▶ **Objective**
For this exercise, repeat all of the material verbatim apart from its images.

━━━ Data shown

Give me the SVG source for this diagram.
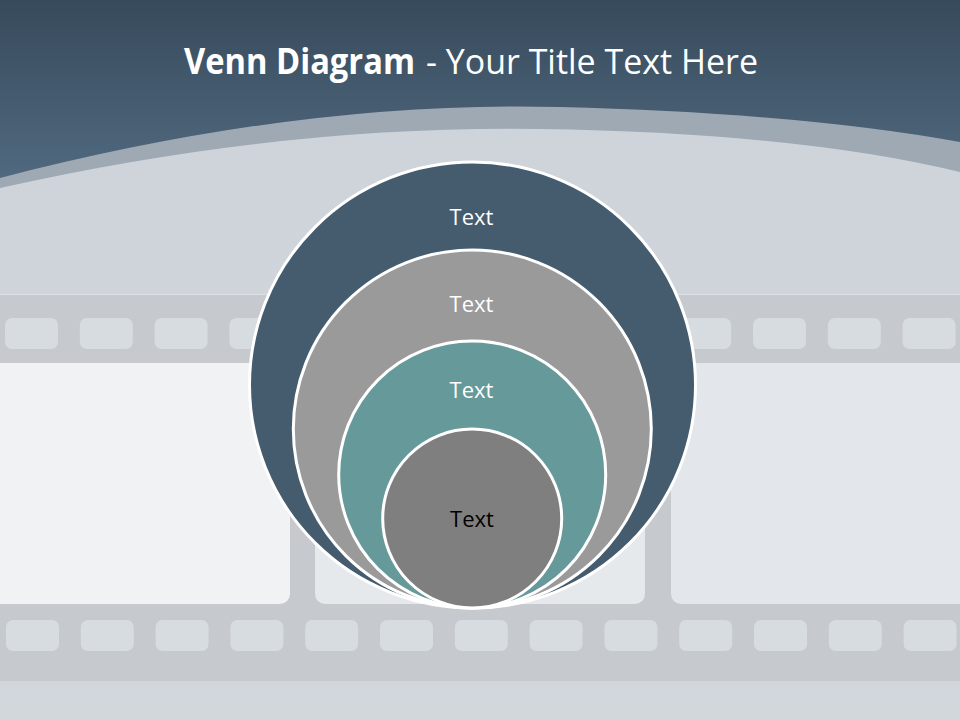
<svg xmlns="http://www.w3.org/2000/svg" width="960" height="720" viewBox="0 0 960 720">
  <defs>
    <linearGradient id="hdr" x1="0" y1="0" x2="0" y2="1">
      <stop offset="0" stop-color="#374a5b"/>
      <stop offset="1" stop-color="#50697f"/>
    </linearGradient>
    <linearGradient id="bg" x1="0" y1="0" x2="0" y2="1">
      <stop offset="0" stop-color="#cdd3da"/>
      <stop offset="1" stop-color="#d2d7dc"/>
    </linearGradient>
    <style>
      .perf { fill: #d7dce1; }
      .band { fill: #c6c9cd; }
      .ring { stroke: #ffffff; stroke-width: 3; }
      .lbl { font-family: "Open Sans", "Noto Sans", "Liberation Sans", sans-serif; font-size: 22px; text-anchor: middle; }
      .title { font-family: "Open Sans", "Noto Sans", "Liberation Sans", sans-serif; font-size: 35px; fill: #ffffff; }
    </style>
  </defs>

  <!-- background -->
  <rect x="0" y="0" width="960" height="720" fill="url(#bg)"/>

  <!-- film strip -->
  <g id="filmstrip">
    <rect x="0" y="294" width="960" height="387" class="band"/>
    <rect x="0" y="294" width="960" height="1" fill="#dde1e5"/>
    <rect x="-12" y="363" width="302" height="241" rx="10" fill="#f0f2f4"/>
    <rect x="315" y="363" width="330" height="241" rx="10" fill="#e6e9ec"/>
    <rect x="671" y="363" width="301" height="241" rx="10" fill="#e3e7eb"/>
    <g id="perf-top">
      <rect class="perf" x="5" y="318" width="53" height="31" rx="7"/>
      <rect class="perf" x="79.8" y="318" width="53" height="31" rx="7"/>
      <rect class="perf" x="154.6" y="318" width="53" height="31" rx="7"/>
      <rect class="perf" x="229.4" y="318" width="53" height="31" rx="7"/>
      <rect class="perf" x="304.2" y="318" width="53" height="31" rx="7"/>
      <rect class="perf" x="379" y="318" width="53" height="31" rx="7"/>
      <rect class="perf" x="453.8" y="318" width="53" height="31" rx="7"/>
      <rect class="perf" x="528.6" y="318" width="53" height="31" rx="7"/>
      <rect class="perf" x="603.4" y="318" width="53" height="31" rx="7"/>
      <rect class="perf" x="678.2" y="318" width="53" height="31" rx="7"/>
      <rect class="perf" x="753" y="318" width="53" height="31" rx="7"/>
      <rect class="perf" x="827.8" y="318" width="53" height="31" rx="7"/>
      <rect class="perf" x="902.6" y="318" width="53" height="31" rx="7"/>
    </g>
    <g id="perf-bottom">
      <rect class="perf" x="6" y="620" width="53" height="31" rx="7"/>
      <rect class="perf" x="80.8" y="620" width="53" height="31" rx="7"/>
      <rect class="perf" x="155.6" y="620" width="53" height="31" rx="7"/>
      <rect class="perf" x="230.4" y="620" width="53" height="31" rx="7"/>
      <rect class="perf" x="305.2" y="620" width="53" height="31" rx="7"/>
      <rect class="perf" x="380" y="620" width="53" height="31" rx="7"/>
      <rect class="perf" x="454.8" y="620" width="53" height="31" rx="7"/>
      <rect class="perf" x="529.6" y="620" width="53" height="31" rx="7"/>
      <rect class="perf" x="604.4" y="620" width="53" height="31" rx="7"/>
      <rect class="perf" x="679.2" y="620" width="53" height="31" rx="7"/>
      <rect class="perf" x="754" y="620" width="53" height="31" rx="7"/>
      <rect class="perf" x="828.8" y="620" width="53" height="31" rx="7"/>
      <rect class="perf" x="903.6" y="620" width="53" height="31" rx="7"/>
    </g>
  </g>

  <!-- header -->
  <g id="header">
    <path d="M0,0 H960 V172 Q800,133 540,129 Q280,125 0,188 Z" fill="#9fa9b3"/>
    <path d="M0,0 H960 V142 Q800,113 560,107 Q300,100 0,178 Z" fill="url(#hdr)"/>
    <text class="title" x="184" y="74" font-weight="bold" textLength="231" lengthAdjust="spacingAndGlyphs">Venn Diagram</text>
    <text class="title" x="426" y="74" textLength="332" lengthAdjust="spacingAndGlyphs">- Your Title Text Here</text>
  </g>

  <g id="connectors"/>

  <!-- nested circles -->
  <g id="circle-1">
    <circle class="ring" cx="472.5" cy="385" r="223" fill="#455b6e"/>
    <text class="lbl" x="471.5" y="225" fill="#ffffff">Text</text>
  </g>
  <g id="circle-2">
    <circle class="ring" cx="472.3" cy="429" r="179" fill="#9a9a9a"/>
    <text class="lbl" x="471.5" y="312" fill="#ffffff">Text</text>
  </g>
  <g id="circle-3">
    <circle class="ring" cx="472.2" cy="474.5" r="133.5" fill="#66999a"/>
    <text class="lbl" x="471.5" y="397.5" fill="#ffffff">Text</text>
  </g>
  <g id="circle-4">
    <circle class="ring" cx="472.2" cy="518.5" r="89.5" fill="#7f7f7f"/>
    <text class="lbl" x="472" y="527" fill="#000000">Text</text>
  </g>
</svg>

━━━━━━

▶ **Written solution**
Give me the SVG source for this diagram.
<svg xmlns="http://www.w3.org/2000/svg" width="960" height="720" viewBox="0 0 960 720">
  <defs>
    <linearGradient id="hdr" x1="0" y1="0" x2="0" y2="1">
      <stop offset="0" stop-color="#374a5b"/>
      <stop offset="1" stop-color="#50697f"/>
    </linearGradient>
    <linearGradient id="bg" x1="0" y1="0" x2="0" y2="1">
      <stop offset="0" stop-color="#cdd3da"/>
      <stop offset="1" stop-color="#d2d7dc"/>
    </linearGradient>
    <style>
      .perf { fill: #d7dce1; }
      .band { fill: #c6c9cd; }
      .ring { stroke: #ffffff; stroke-width: 3; }
      .lbl { font-family: "Open Sans", "Noto Sans", "Liberation Sans", sans-serif; font-size: 22px; text-anchor: middle; }
      .title { font-family: "Open Sans", "Noto Sans", "Liberation Sans", sans-serif; font-size: 35px; fill: #ffffff; }
    </style>
  </defs>

  <!-- background -->
  <rect x="0" y="0" width="960" height="720" fill="url(#bg)"/>

  <!-- film strip -->
  <g id="filmstrip">
    <rect x="0" y="294" width="960" height="387" class="band"/>
    <rect x="0" y="294" width="960" height="1" fill="#dde1e5"/>
    <rect x="-12" y="363" width="302" height="241" rx="10" fill="#f0f2f4"/>
    <rect x="315" y="363" width="330" height="241" rx="10" fill="#e6e9ec"/>
    <rect x="671" y="363" width="301" height="241" rx="10" fill="#e3e7eb"/>
    <g id="perf-top">
      <rect class="perf" x="5" y="318" width="53" height="31" rx="7"/>
      <rect class="perf" x="79.8" y="318" width="53" height="31" rx="7"/>
      <rect class="perf" x="154.6" y="318" width="53" height="31" rx="7"/>
      <rect class="perf" x="229.4" y="318" width="53" height="31" rx="7"/>
      <rect class="perf" x="304.2" y="318" width="53" height="31" rx="7"/>
      <rect class="perf" x="379" y="318" width="53" height="31" rx="7"/>
      <rect class="perf" x="453.8" y="318" width="53" height="31" rx="7"/>
      <rect class="perf" x="528.6" y="318" width="53" height="31" rx="7"/>
      <rect class="perf" x="603.4" y="318" width="53" height="31" rx="7"/>
      <rect class="perf" x="678.2" y="318" width="53" height="31" rx="7"/>
      <rect class="perf" x="753" y="318" width="53" height="31" rx="7"/>
      <rect class="perf" x="827.8" y="318" width="53" height="31" rx="7"/>
      <rect class="perf" x="902.6" y="318" width="53" height="31" rx="7"/>
    </g>
    <g id="perf-bottom">
      <rect class="perf" x="6" y="620" width="53" height="31" rx="7"/>
      <rect class="perf" x="80.8" y="620" width="53" height="31" rx="7"/>
      <rect class="perf" x="155.6" y="620" width="53" height="31" rx="7"/>
      <rect class="perf" x="230.4" y="620" width="53" height="31" rx="7"/>
      <rect class="perf" x="305.2" y="620" width="53" height="31" rx="7"/>
      <rect class="perf" x="380" y="620" width="53" height="31" rx="7"/>
      <rect class="perf" x="454.8" y="620" width="53" height="31" rx="7"/>
      <rect class="perf" x="529.6" y="620" width="53" height="31" rx="7"/>
      <rect class="perf" x="604.4" y="620" width="53" height="31" rx="7"/>
      <rect class="perf" x="679.2" y="620" width="53" height="31" rx="7"/>
      <rect class="perf" x="754" y="620" width="53" height="31" rx="7"/>
      <rect class="perf" x="828.8" y="620" width="53" height="31" rx="7"/>
      <rect class="perf" x="903.6" y="620" width="53" height="31" rx="7"/>
    </g>
  </g>

  <!-- header -->
  <g id="header">
    <path d="M0,0 H960 V172 Q800,133 540,129 Q280,125 0,188 Z" fill="#9fa9b3"/>
    <path d="M0,0 H960 V142 Q800,113 560,107 Q300,100 0,178 Z" fill="url(#hdr)"/>
    <text class="title" x="184" y="74" font-weight="bold" textLength="231" lengthAdjust="spacingAndGlyphs">Venn Diagram</text>
    <text class="title" x="426" y="74" textLength="332" lengthAdjust="spacingAndGlyphs">- Your Title Text Here</text>
  </g>

  <g id="connectors"/>

  <!-- nested circles -->
  <g id="circle-1">
    <circle class="ring" cx="472.5" cy="385" r="223" fill="#455b6e"/>
    <text class="lbl" x="471.5" y="225" fill="#ffffff">Text</text>
  </g>
  <g id="circle-2">
    <circle class="ring" cx="472.3" cy="429" r="179" fill="#9a9a9a"/>
    <text class="lbl" x="471.5" y="312" fill="#ffffff">Text</text>
  </g>
  <g id="circle-3">
    <circle class="ring" cx="472.2" cy="474.5" r="133.5" fill="#66999a"/>
    <text class="lbl" x="471.5" y="397.5" fill="#ffffff">Text</text>
  </g>
  <g id="circle-4">
    <circle class="ring" cx="472.2" cy="518.5" r="89.5" fill="#7f7f7f"/>
    <text class="lbl" x="472" y="527" fill="#000000">Text</text>
  </g>
</svg>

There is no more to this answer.